*** TASK MATERIAL

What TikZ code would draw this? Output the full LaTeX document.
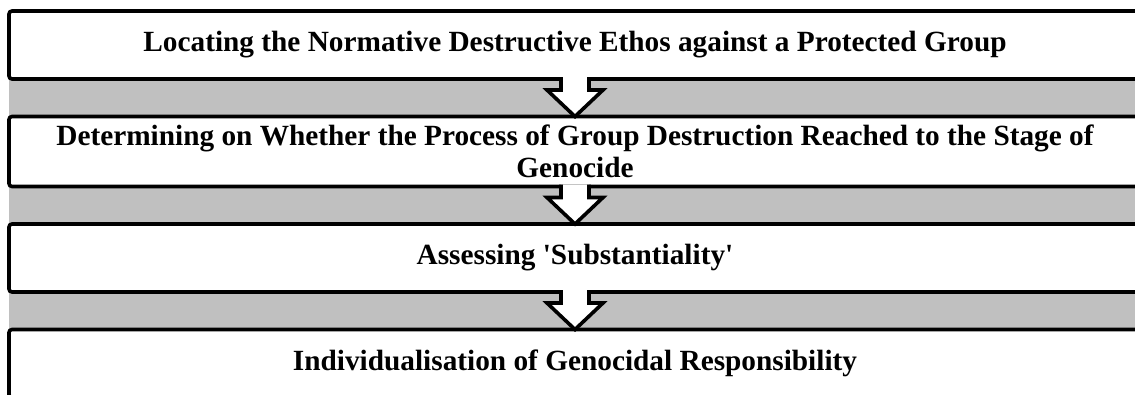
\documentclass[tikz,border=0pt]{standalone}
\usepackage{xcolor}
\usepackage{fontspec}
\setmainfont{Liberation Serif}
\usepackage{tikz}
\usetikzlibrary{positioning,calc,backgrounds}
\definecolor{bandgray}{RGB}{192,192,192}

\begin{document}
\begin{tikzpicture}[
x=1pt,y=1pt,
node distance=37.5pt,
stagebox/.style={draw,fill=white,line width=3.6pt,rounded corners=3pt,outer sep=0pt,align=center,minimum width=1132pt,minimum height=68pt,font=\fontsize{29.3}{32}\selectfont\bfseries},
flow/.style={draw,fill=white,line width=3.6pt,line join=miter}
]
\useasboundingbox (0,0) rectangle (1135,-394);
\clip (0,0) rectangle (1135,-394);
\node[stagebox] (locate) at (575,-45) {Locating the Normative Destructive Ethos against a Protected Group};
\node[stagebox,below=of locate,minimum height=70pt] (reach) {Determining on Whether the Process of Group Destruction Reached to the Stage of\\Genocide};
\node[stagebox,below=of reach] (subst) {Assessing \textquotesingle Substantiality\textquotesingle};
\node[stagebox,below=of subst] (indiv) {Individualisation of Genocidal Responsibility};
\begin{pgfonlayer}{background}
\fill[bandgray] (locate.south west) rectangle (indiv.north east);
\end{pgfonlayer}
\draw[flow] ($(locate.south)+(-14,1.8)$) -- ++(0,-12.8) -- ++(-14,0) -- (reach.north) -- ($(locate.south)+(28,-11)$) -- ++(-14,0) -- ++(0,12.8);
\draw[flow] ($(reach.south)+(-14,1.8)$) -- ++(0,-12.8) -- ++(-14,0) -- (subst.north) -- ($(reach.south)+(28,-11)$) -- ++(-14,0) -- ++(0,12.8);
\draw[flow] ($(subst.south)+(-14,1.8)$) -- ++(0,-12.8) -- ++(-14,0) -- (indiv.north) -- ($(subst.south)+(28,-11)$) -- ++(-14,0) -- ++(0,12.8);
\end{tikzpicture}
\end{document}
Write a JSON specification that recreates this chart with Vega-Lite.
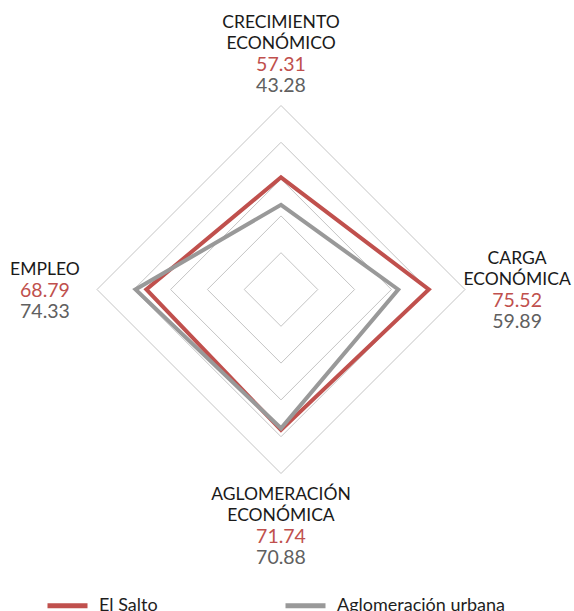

******

AIM OF THE TASK:
Pictures in the records above should not be copied. Repeat everything else exactly.

FULL SOLUTION:
What TikZ code would draw this? Output the full LaTeX document.
\documentclass[tikz,border=0pt]{standalone}
\usepackage{xcolor}
\usepackage{fontspec}
\setmainfont{Liberation Serif}
\usepackage{tikz}
\usetikzlibrary{positioning,calc,backgrounds}
\definecolor{bandgray}{RGB}{192,192,192}

\begin{document}
\begin{tikzpicture}[
x=1pt,y=1pt,
node distance=37.5pt,
stagebox/.style={draw,fill=white,line width=3.6pt,rounded corners=3pt,outer sep=0pt,align=center,minimum width=1132pt,minimum height=68pt,font=\fontsize{29.3}{32}\selectfont\bfseries},
flow/.style={draw,fill=white,line width=3.6pt,line join=miter}
]
\useasboundingbox (0,0) rectangle (1135,-394);
\clip (0,0) rectangle (1135,-394);
\node[stagebox] (locate) at (575,-45) {Locating the Normative Destructive Ethos against a Protected Group};
\node[stagebox,below=of locate,minimum height=70pt] (reach) {Determining on Whether the Process of Group Destruction Reached to the Stage of\\Genocide};
\node[stagebox,below=of reach] (subst) {Assessing \textquotesingle Substantiality\textquotesingle};
\node[stagebox,below=of subst] (indiv) {Individualisation of Genocidal Responsibility};
\begin{pgfonlayer}{background}
\fill[bandgray] (locate.south west) rectangle (indiv.north east);
\end{pgfonlayer}
\draw[flow] ($(locate.south)+(-14,1.8)$) -- ++(0,-12.8) -- ++(-14,0) -- (reach.north) -- ($(locate.south)+(28,-11)$) -- ++(-14,0) -- ++(0,12.8);
\draw[flow] ($(reach.south)+(-14,1.8)$) -- ++(0,-12.8) -- ++(-14,0) -- (subst.north) -- ($(reach.south)+(28,-11)$) -- ++(-14,0) -- ++(0,12.8);
\draw[flow] ($(subst.south)+(-14,1.8)$) -- ++(0,-12.8) -- ++(-14,0) -- (indiv.north) -- ($(subst.south)+(28,-11)$) -- ++(-14,0) -- ++(0,12.8);
\end{tikzpicture}
\end{document}
Write a JSON specification that recreates this chart with Vega-Lite.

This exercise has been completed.